→ BRIEF: Transcribe all of the material exactly, except for its pictures.

→ SOURCE DATA:
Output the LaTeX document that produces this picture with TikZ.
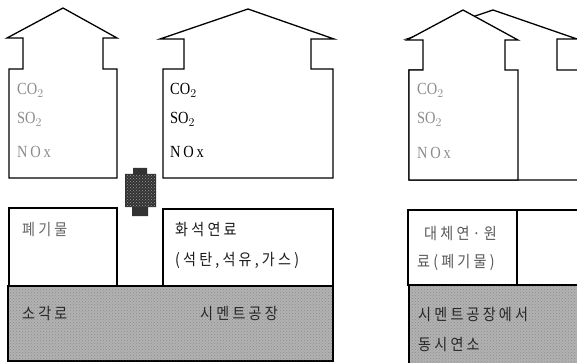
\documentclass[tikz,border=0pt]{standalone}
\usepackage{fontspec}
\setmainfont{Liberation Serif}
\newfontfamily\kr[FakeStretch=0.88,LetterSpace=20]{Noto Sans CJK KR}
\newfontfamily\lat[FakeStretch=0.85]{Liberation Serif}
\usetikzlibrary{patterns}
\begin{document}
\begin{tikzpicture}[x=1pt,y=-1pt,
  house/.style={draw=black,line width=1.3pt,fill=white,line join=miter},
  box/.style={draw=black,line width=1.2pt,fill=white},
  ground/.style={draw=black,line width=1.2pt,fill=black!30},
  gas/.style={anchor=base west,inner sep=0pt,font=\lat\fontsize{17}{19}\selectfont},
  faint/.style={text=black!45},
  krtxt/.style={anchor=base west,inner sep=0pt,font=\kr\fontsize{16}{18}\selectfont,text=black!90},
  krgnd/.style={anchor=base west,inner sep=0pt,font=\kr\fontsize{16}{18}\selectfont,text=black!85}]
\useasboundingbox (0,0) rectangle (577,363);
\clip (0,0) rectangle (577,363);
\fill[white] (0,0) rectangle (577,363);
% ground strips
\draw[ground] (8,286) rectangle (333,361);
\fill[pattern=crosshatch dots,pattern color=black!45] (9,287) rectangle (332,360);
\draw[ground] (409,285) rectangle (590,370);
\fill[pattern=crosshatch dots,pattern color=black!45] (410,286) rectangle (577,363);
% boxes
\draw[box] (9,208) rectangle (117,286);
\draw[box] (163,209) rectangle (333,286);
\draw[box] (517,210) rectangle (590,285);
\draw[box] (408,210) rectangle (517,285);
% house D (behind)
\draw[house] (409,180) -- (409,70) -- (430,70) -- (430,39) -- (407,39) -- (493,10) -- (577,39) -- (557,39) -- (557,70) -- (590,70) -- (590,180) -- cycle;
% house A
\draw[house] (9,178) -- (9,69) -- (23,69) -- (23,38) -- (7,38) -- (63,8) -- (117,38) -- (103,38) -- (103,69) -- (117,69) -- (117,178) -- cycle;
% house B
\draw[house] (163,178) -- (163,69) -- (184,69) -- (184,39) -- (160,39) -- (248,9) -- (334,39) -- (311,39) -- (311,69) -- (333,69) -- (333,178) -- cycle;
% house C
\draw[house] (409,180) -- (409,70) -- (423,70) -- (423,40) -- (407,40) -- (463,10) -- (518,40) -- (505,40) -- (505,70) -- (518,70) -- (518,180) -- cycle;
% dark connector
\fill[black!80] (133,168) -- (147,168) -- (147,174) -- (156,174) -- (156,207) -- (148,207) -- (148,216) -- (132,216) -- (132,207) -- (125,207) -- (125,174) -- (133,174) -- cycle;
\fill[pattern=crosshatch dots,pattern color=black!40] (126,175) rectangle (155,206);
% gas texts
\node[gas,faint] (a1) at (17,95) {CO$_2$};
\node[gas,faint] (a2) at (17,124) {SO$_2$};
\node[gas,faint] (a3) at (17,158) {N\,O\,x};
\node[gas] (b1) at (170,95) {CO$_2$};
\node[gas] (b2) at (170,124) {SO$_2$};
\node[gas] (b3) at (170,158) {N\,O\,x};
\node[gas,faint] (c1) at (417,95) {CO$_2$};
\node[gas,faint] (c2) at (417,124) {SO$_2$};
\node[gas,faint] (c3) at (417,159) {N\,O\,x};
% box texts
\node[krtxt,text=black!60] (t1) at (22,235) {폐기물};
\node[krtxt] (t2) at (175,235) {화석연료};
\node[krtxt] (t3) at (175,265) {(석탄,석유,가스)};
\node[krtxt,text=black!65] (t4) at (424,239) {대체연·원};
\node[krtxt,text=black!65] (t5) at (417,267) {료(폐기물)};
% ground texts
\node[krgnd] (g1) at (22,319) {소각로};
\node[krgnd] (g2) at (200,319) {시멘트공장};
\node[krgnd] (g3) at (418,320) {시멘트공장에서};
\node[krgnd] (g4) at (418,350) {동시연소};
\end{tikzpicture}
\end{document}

→ TASK ANSWER:
Output the LaTeX document that produces this picture with TikZ.
\documentclass[tikz,border=0pt]{standalone}
\usepackage{fontspec}
\setmainfont{Liberation Serif}
\newfontfamily\kr[FakeStretch=0.88,LetterSpace=20]{Noto Sans CJK KR}
\newfontfamily\lat[FakeStretch=0.85]{Liberation Serif}
\usetikzlibrary{patterns}
\begin{document}
\begin{tikzpicture}[x=1pt,y=-1pt,
  house/.style={draw=black,line width=1.3pt,fill=white,line join=miter},
  box/.style={draw=black,line width=1.2pt,fill=white},
  ground/.style={draw=black,line width=1.2pt,fill=black!30},
  gas/.style={anchor=base west,inner sep=0pt,font=\lat\fontsize{17}{19}\selectfont},
  faint/.style={text=black!45},
  krtxt/.style={anchor=base west,inner sep=0pt,font=\kr\fontsize{16}{18}\selectfont,text=black!90},
  krgnd/.style={anchor=base west,inner sep=0pt,font=\kr\fontsize{16}{18}\selectfont,text=black!85}]
\useasboundingbox (0,0) rectangle (577,363);
\clip (0,0) rectangle (577,363);
\fill[white] (0,0) rectangle (577,363);
% ground strips
\draw[ground] (8,286) rectangle (333,361);
\fill[pattern=crosshatch dots,pattern color=black!45] (9,287) rectangle (332,360);
\draw[ground] (409,285) rectangle (590,370);
\fill[pattern=crosshatch dots,pattern color=black!45] (410,286) rectangle (577,363);
% boxes
\draw[box] (9,208) rectangle (117,286);
\draw[box] (163,209) rectangle (333,286);
\draw[box] (517,210) rectangle (590,285);
\draw[box] (408,210) rectangle (517,285);
% house D (behind)
\draw[house] (409,180) -- (409,70) -- (430,70) -- (430,39) -- (407,39) -- (493,10) -- (577,39) -- (557,39) -- (557,70) -- (590,70) -- (590,180) -- cycle;
% house A
\draw[house] (9,178) -- (9,69) -- (23,69) -- (23,38) -- (7,38) -- (63,8) -- (117,38) -- (103,38) -- (103,69) -- (117,69) -- (117,178) -- cycle;
% house B
\draw[house] (163,178) -- (163,69) -- (184,69) -- (184,39) -- (160,39) -- (248,9) -- (334,39) -- (311,39) -- (311,69) -- (333,69) -- (333,178) -- cycle;
% house C
\draw[house] (409,180) -- (409,70) -- (423,70) -- (423,40) -- (407,40) -- (463,10) -- (518,40) -- (505,40) -- (505,70) -- (518,70) -- (518,180) -- cycle;
% dark connector
\fill[black!80] (133,168) -- (147,168) -- (147,174) -- (156,174) -- (156,207) -- (148,207) -- (148,216) -- (132,216) -- (132,207) -- (125,207) -- (125,174) -- (133,174) -- cycle;
\fill[pattern=crosshatch dots,pattern color=black!40] (126,175) rectangle (155,206);
% gas texts
\node[gas,faint] (a1) at (17,95) {CO$_2$};
\node[gas,faint] (a2) at (17,124) {SO$_2$};
\node[gas,faint] (a3) at (17,158) {N\,O\,x};
\node[gas] (b1) at (170,95) {CO$_2$};
\node[gas] (b2) at (170,124) {SO$_2$};
\node[gas] (b3) at (170,158) {N\,O\,x};
\node[gas,faint] (c1) at (417,95) {CO$_2$};
\node[gas,faint] (c2) at (417,124) {SO$_2$};
\node[gas,faint] (c3) at (417,159) {N\,O\,x};
% box texts
\node[krtxt,text=black!60] (t1) at (22,235) {폐기물};
\node[krtxt] (t2) at (175,235) {화석연료};
\node[krtxt] (t3) at (175,265) {(석탄,석유,가스)};
\node[krtxt,text=black!65] (t4) at (424,239) {대체연·원};
\node[krtxt,text=black!65] (t5) at (417,267) {료(폐기물)};
% ground texts
\node[krgnd] (g1) at (22,319) {소각로};
\node[krgnd] (g2) at (200,319) {시멘트공장};
\node[krgnd] (g3) at (418,320) {시멘트공장에서};
\node[krgnd] (g4) at (418,350) {동시연소};
\end{tikzpicture}
\end{document}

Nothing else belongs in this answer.